2. Outer layer: Turbulent shear dominates.
3. Overlap layer: Both types of shear are important.Let τw be the wall shear stress, and let δ and U represent the thickness and velocity at the edge of
the outer layer, y = δ. For the wall layer, Prandtl deduced in 1930 that u must be independent of
the shear–layer thickness . . .
You want bounds? The error has to be far less than 17%.
Jed: you have posted the same equations I posted - from which I derived Umax = 1.23V (at Re = 12,000). I am happy to go through these equations with you if you doubt this. That gives an average velocity 19% less than the middle of pipe peak velocity.

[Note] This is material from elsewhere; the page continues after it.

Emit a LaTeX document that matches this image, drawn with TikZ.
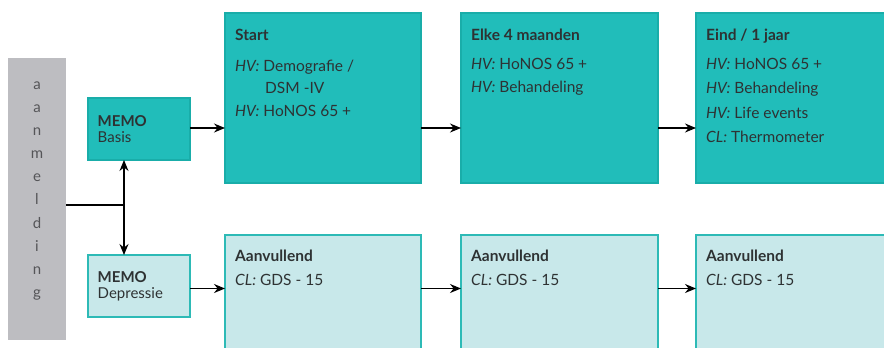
\documentclass[tikz,border=0pt]{standalone}
\usepackage{fontspec}
\setmainfont{Lato}
\usetikzlibrary{arrows.meta,calc}
\definecolor{tealfill}{HTML}{21BDBA}
\definecolor{tealline}{HTML}{19ADA9}
\definecolor{lightfill}{HTML}{C8E8EA}
\definecolor{lightline}{HTML}{2DBAB6}
\definecolor{greybar}{HTML}{BDBDC1}
\definecolor{txt}{HTML}{2E3233}
\definecolor{bartxt}{HTML}{555558}
\begin{document}
\begin{tikzpicture}[x=1pt,y=-1pt,
  darkbox/.style={draw=tealline,fill=tealfill,line width=1.2pt,outer sep=0pt,anchor=north west,inner sep=0pt},
  lightbox/.style={draw=lightline,fill=lightfill,line width=1.2pt,outer sep=0pt,anchor=north west,inner sep=0pt},
  lbl/.style={text=txt,anchor=base west,inner sep=0pt,font=\fontsize{15.5}{18}\selectfont},
  memo/.style={text=txt,anchor=base west,inner sep=0pt,font=\fontsize{15}{18}\selectfont},
  arr/.style={draw=black,line width=1.3pt,-{Stealth[length=11pt,width=9pt]}},
  ln/.style={draw=black,line width=1.3pt}]
\useasboundingbox (0,0) rectangle (884,348);
\clip (0,0) rectangle (884,348);
% grey bar
\node[fill=greybar,minimum width=58pt,minimum height=282pt,anchor=north west,inner sep=0pt,outer sep=0pt] (bar) at (8,58) {};
\foreach \c [count=\i from 0] in {a,a,n,m,e,l,d,i,n,g}
  \node[text=bartxt,anchor=base,inner sep=0pt,font=\fontsize{15}{17}\selectfont] at (37,89.3+23.13*\i) {\c};
% MEMO boxes
\node[darkbox,minimum width=102pt,minimum height=62pt] (basis) at (88,98) {};
\node[lightbox,minimum width=102pt,minimum height=62pt] (dep) at (88,255) {};
\node[memo] at (97.5,126) {\textbf{MEMO}};
\node[memo] at (97.5,142) {Basis};
\node[memo] at (97.5,282) {\textbf{MEMO}};
\node[memo] at (97.5,298) {Depressie};
% top row
\node[darkbox,minimum width=196pt,minimum height=170pt] (start) at (225,13) {};
\node[darkbox,minimum width=197pt,minimum height=170pt] (elke) at (461,13) {};
\node[darkbox,minimum width=210pt,minimum height=170pt] (eind) at (696,13) {};
% bottom row
\node[lightbox,minimum width=196pt,minimum height=130pt] (aan1) at (225,235) {};
\node[lightbox,minimum width=197pt,minimum height=130pt] (aan2) at (461,235) {};
\node[lightbox,minimum width=210pt,minimum height=130pt] (aan3) at (696,235) {};
% texts top
\node[lbl] at (235,40) {\textbf{Start}};
\node[lbl] at (235,71.5) {\textit{HV:} Demografie /};
\node[lbl] at (265,93) {DSM -IV};
\node[lbl] at (235,116.5) {\textit{HV:} HoNOS 65 +};
\node[lbl] at (471,40) {\textbf{Elke 4 maanden}};
\node[lbl] at (471,69) {\textit{HV:} HoNOS 65 +};
\node[lbl] at (471,92) {\textit{HV:} Behandeling};
\node[lbl] at (706,40) {\textbf{Eind / 1 jaar}};
\node[lbl] at (706,69) {\textit{HV:} HoNOS 65 +};
\node[lbl] at (706,93.5) {\textit{HV:} Behandeling};
\node[lbl] at (706,118) {\textit{HV:} Life events};
\node[lbl] at (706,142.5) {\textit{CL:} Thermometer};
% texts bottom
\foreach \x in {235,471,706} {
  \node[lbl] at (\x,261) {\textbf{Aanvullend}};
  \node[lbl] at (\x,285) {\textit{CL:} GDS - 15};
}
% connectors
\coordinate (j) at (124,205);
\draw[ln] (bar.east |- j) -- (j);
\draw[arr] (j) -- (basis.south -| j);
\draw[arr] (j) -- (dep.north -| j);
\coordinate (r1) at (0,128);
\coordinate (r2) at (0,288.5);
\draw[arr] (basis.east |- r1) -- (start.west |- r1);
\draw[arr] (start.east |- r1) -- (elke.west |- r1);
\draw[arr] (elke.east |- r1) -- (eind.west |- r1);
\draw[arr] (dep.east |- r2) -- (aan1.west |- r2);
\draw[arr] (aan1.east |- r2) -- (aan2.west |- r2);
\draw[arr] (aan2.east |- r2) -- (aan3.west |- r2);
\end{tikzpicture}
\end{document}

So I cannot agree with your bound - if it is based on the equations.
If based on the measurements: I'm trying to work out how you use the CW-60. Have you personally used it - you would know. The spec I've found is
http://custom.company.weiku.co…r-Heat-Wire-14658647.html
The hot wire is as you know in a probe. Could you tell me how you insert the (long) probe in the pipe? Is it meant to measure flow perpendicular to the probe, or flow parallel to the probe, or does it make no difference?
From the anenometer data I get an accuracy of approx +/- 0.3m/s, which corresponds to +/- 8.5% on speed, and therefore power.
So my bound currently would be +0 - 19% (airflow velocity profile) +8.5% - 8.5% (anenometer accuracy).
That gives +8.5% - 26% bounds overall on airflow from the measured result.
The -19% from the air velocity profile can maybe be tightened. I'm just not sure because of the big difference between the equations for turbulent flow and the very flat measurements - which seems anomalous. While there is probably some good explanation I'm not confident.